Selain tahun baru, sebenarnya ada banyak moment serupa. Misalnya ketika masuk tanggal 1 tiap bulan, kadang kita merayakannya dengan ungkapan sederhana melalui snap atau story wa.
Momentum ulang tahun juga menjadi make a wish yang reflektif nan emosional. Bertambahnya usia mengingatkan jika hidup terus berjalan dan apa yang telah berubah dari kita?
Bagi seorang muslim, perubahan tahun Hijriyah juga perenungan untuk hijrah/moving on, termasuk momentum Idul Fitri yang kerap dimaknai "kembali suci".

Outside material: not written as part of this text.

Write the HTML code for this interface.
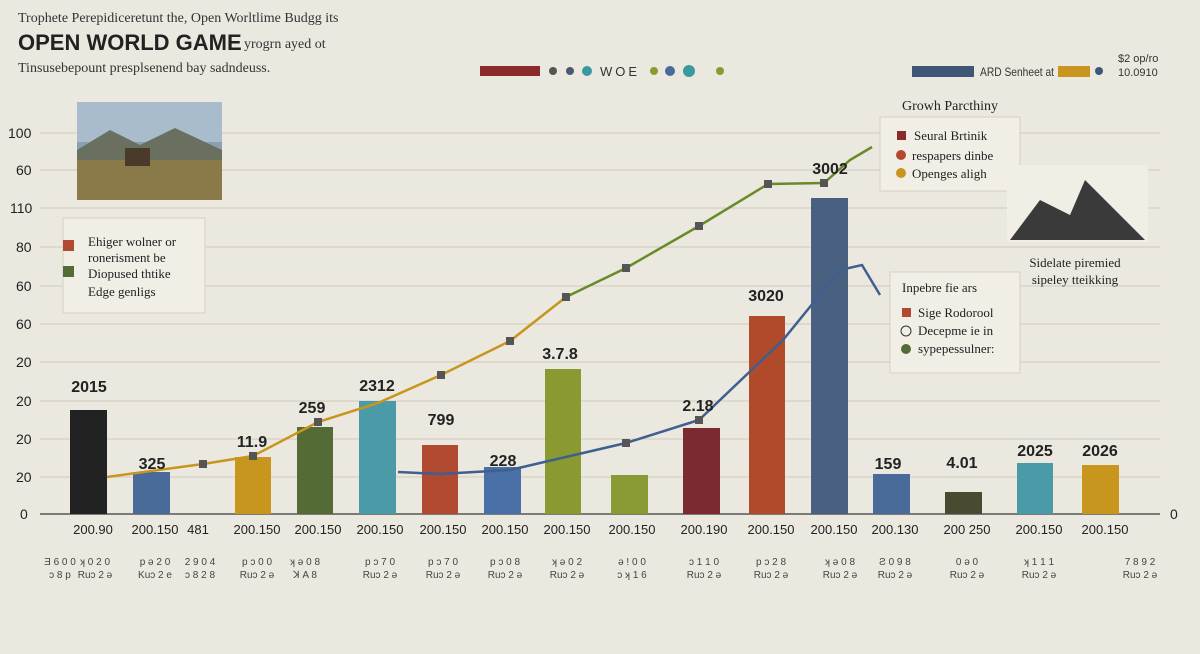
<!DOCTYPE html>
<html><head><meta charset="utf-8"><style>
body{margin:0;background:#ebe8df;}
svg{display:block;font-family:"Liberation Sans",sans-serif;}
</style></head><body>
<svg width="1200" height="654" viewBox="0 0 1200 654" xmlns="http://www.w3.org/2000/svg">
<rect width="1200" height="654" fill="#ebe8df"/>
<text x="18" y="22" font-family="Liberation Serif" font-size="14" fill="#333">Trophete Perepidiceretunt the, Open Worltlime Budgg its</text>
<text x="18" y="50" font-size="22" font-weight="bold" fill="#222">OPEN WORLD GAME</text>
<text x="244" y="48" font-family="Liberation Serif" font-size="14" fill="#333">yrogrn ayed ot</text>
<text x="18" y="72" font-family="Liberation Serif" font-size="14" fill="#333">Tinsusebepount presplsenend bay sadndeuss.</text>
<rect x="480" y="66" width="60" height="10" fill="#8a2a2a"/>
<circle cx="553" cy="71" r="4" fill="#555"/><circle cx="570" cy="71" r="4" fill="#4a5a70"/><circle cx="587" cy="71" r="5" fill="#3a9aa0"/>
<text x="600" y="76" font-size="13" fill="#333" letter-spacing="3">WOE</text>
<circle cx="654" cy="71" r="4" fill="#8a9a30"/><circle cx="670" cy="71" r="5" fill="#4a6a9a"/><circle cx="689" cy="71" r="6" fill="#3a9aa0"/><circle cx="720" cy="71" r="4" fill="#8a9a30"/>
<rect x="912" y="66" width="62" height="11" fill="#3f5777"/>
<text x="980" y="76" font-size="12" fill="#333" textLength="74" lengthAdjust="spacingAndGlyphs">ARD Senheet at</text>
<rect x="1058" y="66" width="32" height="11" fill="#c8961e"/>
<circle cx="1099" cy="71" r="4" fill="#3f5777"/>
<text x="1118" y="62" font-size="11" fill="#333">$2 op/ro</text>
<text x="1118" y="76" font-size="11" fill="#333">10.0910</text>
<g stroke="#cfcabd" stroke-width="1">
<line x1="40" y1="133" x2="1160" y2="133"/><line x1="40" y1="170" x2="1160" y2="170"/><line x1="40" y1="208" x2="1160" y2="208"/><line x1="40" y1="247" x2="1160" y2="247"/><line x1="40" y1="286" x2="1160" y2="286"/><line x1="40" y1="324" x2="1160" y2="324"/><line x1="40" y1="362" x2="1160" y2="362"/><line x1="40" y1="401" x2="1160" y2="401"/><line x1="40" y1="439" x2="1160" y2="439"/><line x1="40" y1="477" x2="1160" y2="477"/>
</g>
<line x1="40" y1="514" x2="1160" y2="514" stroke="#555" stroke-width="1.5"/>
<g font-size="14" fill="#222">
<text x="8" y="138">100</text><text x="16" y="175">60</text><text x="10" y="213">110</text><text x="16" y="252">80</text><text x="16" y="291">60</text><text x="16" y="329">60</text><text x="16" y="367">20</text><text x="16" y="406">20</text><text x="16" y="444">20</text><text x="16" y="482">20</text><text x="20" y="519">0</text>
<text x="1170" y="519">0</text>
</g>
<rect x="70" y="410" width="37" height="104" fill="#222"/>
<rect x="133" y="472" width="37" height="42" fill="#4a6a9a"/>
<rect x="235" y="457" width="36" height="57" fill="#c8961e"/>
<rect x="297" y="427" width="36" height="87" fill="#556b35"/>
<rect x="359" y="401" width="37" height="113" fill="#4a9aa8"/>
<rect x="422" y="445" width="36" height="69" fill="#b04a30"/>
<rect x="484" y="467" width="37" height="47" fill="#4a70a8"/>
<rect x="545" y="369" width="36" height="145" fill="#8a9a30"/>
<rect x="611" y="475" width="37" height="39" fill="#8a9a35"/>
<rect x="683" y="428" width="37" height="86" fill="#7a2a30"/>
<rect x="749" y="316" width="36" height="198" fill="#b04a2a"/>
<rect x="811" y="198" width="37" height="316" fill="#4a6080"/>
<rect x="873" y="474" width="37" height="40" fill="#4a6a9a"/>
<rect x="945" y="492" width="37" height="22" fill="#4a4a30"/>
<rect x="1017" y="463" width="36" height="51" fill="#4a9aa8"/>
<rect x="1082" y="465" width="37" height="49" fill="#c8961e"/>
<polyline fill="none" stroke="#c8961e" stroke-width="2.5" points="107,477 203,464 253,456 318,422 378,403 441,375 510,341 566,297"/>
<polyline fill="none" stroke="#6a8a2a" stroke-width="2.5" points="566,297 626,268 699,226 768,184 824,183 850,160 872,147"/>
<polyline fill="none" stroke="#3f5f90" stroke-width="2.5" points="398,472 440,474 510,470 626,443 699,420 783,340 840,270 862,265 880,295"/>
<g fill="#555">
<rect x="199" y="460" width="8" height="8"/><rect x="249" y="452" width="8" height="8"/><rect x="314" y="418" width="8" height="8"/><rect x="437" y="371" width="8" height="8"/><rect x="506" y="337" width="8" height="8"/><rect x="562" y="293" width="8" height="8"/><rect x="622" y="264" width="8" height="8"/><rect x="695" y="222" width="8" height="8"/><rect x="764" y="180" width="8" height="8"/><rect x="820" y="179" width="8" height="8"/>
<rect x="622" y="439" width="8" height="8"/><rect x="695" y="416" width="8" height="8"/>
</g>
<g font-size="16" font-weight="bold" fill="#222" text-anchor="middle">
<text x="89" y="392">2015</text><text x="152" y="469">325</text><text x="252" y="447">11.9</text><text x="312" y="413">259</text><text x="377" y="391">2312</text><text x="441" y="425">799</text><text x="503" y="466">228</text><text x="560" y="359">3.7.8</text><text x="698" y="411">2.18</text><text x="766" y="301">3020</text><text x="830" y="174">3002</text><text x="888" y="469">159</text><text x="962" y="468">4.01</text><text x="1035" y="456">2025</text><text x="1100" y="456">2026</text>
</g>
<g font-size="13" fill="#222" text-anchor="middle">
<text x="93" y="534">200.90</text><text x="155" y="534">200.150</text><text x="198" y="534">481</text><text x="257" y="534">200.150</text><text x="318" y="534">200.150</text><text x="380" y="534">200.150</text><text x="443" y="534">200.150</text><text x="505" y="534">200.150</text><text x="567" y="534">200.150</text><text x="632" y="534">200.150</text><text x="704" y="534">200.190</text><text x="771" y="534">200.150</text><text x="834" y="534">200.150</text><text x="895" y="534">200.130</text><text x="967" y="534">200 250</text><text x="1039" y="534">200.150</text><text x="1105" y="534">200.150</text>
</g>
<g font-size="10" fill="#444" text-anchor="middle">
<text x="60" y="565">Ǝ 6 0 0</text><text x="60" y="578">ɔ 8 p</text>
<text x="95" y="565">ʞ 0 2 0</text><text x="95" y="578">Ruɔ 2 ə</text>
<text x="155" y="565">p ə 2 0</text><text x="155" y="578">Kuɔ 2 e</text>
<text x="200" y="565">2 9 0 4</text><text x="200" y="578">ɔ 8 2 8</text>
<text x="257" y="565">p ɔ 0 0</text><text x="257" y="578">Ruɔ 2 ə</text>
<text x="305" y="565">ʞ ə 0 8</text><text x="305" y="578">ꓘ A 8</text>
<text x="380" y="565">p ɔ 7 0</text><text x="380" y="578">Ruɔ 2 ə</text>
<text x="443" y="565">p ɔ 7 0</text><text x="443" y="578">Ruɔ 2 ə</text>
<text x="505" y="565">p ɔ 0 8</text><text x="505" y="578">Ruɔ 2 ə</text>
<text x="567" y="565">ʞ ə 0 2</text><text x="567" y="578">Ruɔ 2 ə</text>
<text x="632" y="565">ə ! 0 0</text><text x="632" y="578">ɔ ʞ 1 6</text>
<text x="704" y="565">ɔ 1 1 0</text><text x="704" y="578">Ruɔ 2 ə</text>
<text x="771" y="565">p ɔ 2 8</text><text x="771" y="578">Ruɔ 2 ə</text>
<text x="840" y="565">ʞ ə 0 8</text><text x="840" y="578">Ruɔ 2 ə</text>
<text x="895" y="565">Ƨ 0 9 8</text><text x="895" y="578">Ruɔ 2 ə</text>
<text x="967" y="565">0 ə 0</text><text x="967" y="578">Ruɔ 2 ə</text>
<text x="1039" y="565">ʞ 1 1 1</text><text x="1039" y="578">Ruɔ 2 ə</text>
<text x="1140" y="565">7 8 9 2</text><text x="1140" y="578">Ruɔ 2 ə</text>
</g>
<rect x="77" y="102" width="145" height="98" fill="#8aa0b0"/>
<rect x="77" y="102" width="145" height="40" fill="#a8bccb"/>
<polygon points="77,150 110,130 140,145 175,128 222,150 222,200 77,200" fill="#6a7060"/>
<rect x="77" y="160" width="145" height="40" fill="#8a7a4a"/>
<rect x="125" y="148" width="25" height="18" fill="#4a3a2a"/>
<rect x="63" y="218" width="142" height="95" fill="#f1eee6" stroke="#d5d0c4"/>
<rect x="63" y="240" width="11" height="11" fill="#b04a30"/>
<rect x="63" y="266" width="11" height="11" fill="#556b35"/>
<g font-family="Liberation Serif" font-size="13" fill="#222">
<text x="88" y="246">Ehiger wolner or</text><text x="88" y="262">ronerisment be</text><text x="88" y="278">Diopused thtike</text><text x="88" y="296">Edge genligs</text>
</g>
<text x="950" y="110" font-family="Liberation Serif" font-size="14" fill="#222" text-anchor="middle">Growh Parcthiny</text>
<rect x="880" y="117" width="140" height="74" fill="#f1eee6" stroke="#d5d0c4"/>
<rect x="897" y="131" width="9" height="9" fill="#8a2a2a"/><circle cx="901" cy="155" r="5" fill="#b04a30"/><circle cx="901" cy="173" r="5" fill="#c8961e"/>
<g font-family="Liberation Serif" font-size="13" fill="#222">
<text x="914" y="140">Seural Brtinik</text><text x="912" y="160">respapers dinbe</text><text x="912" y="178">Openges aligh</text>
</g>
<rect x="1007" y="165" width="141" height="77" fill="#f1eee6"/>
<polygon points="1010,240 1040,200 1070,215 1085,180 1110,205 1145,240" fill="#3a3a3a"/>
<text x="1075" y="267" font-family="Liberation Serif" font-size="13" fill="#222" text-anchor="middle">Sidelate piremied</text>
<text x="1075" y="284" font-family="Liberation Serif" font-size="13" fill="#222" text-anchor="middle">sipeley tteikking</text>
<rect x="890" y="272" width="130" height="101" fill="#f1eee6" stroke="#d5d0c4"/>
<g font-family="Liberation Serif" font-size="13" fill="#222">
<text x="902" y="292">Inpebre fie ars</text>
<rect x="902" y="308" width="9" height="9" fill="#b04a30"/><text x="918" y="317">Sige Rodorool</text>
<circle cx="906" cy="331" r="5" fill="none" stroke="#333"/><text x="918" y="335">Decepme ie in</text>
<circle cx="906" cy="349" r="5" fill="#556b35"/><text x="918" y="353">sypepessulner:</text>
</g>
</svg>
</body></html>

Manusia selalu punya keinginan dan angan-angan, berharap selalu ada lembaran baru yang masih kosong dan akan terisi goresan hidup lebih baik.
Dalam perenungan yang dalam, tak jarang bulir bening membasahi pipi, me-recap betapa warna warninya satu tahun perjalanan waktu. Apa yang telah berlalu selama ini?
Meminjam istilah Carl Rogers, Psikolog Humanistik, apakah kita telah becoming a fully functioning person? Sepenuhnya menjadi manusia yang berguna?
Perenungan itu mungkin penting untuk "membaca" diri, suatu hal fundamental yang kerap kita lewatkan, bahwa menghargai diri mencakup dua aspek menurut Carl Roger: mensyukuri kelebihan dan menerima kekurangan.
Aspek pertama mungkin terlampau mudah dijalani, sebentuk apresiasi pun kerap mengalir karena itu, namun aspek kedua adalah pergolakan hati tersendiri.
Masa lalu tak jarang melahirkan trauma dan kesedihan, ingatan akan hal itu kadang menyakitkan, menyandera masa depan dan hal-hal yang belum terjadi.
Efek traumatik itu salah satunya disumbang oleh kekurangan diri sendiri. Itu bukan persoalan pelik andai kita tak menjadikannya bagian dari ekspektasi hidup.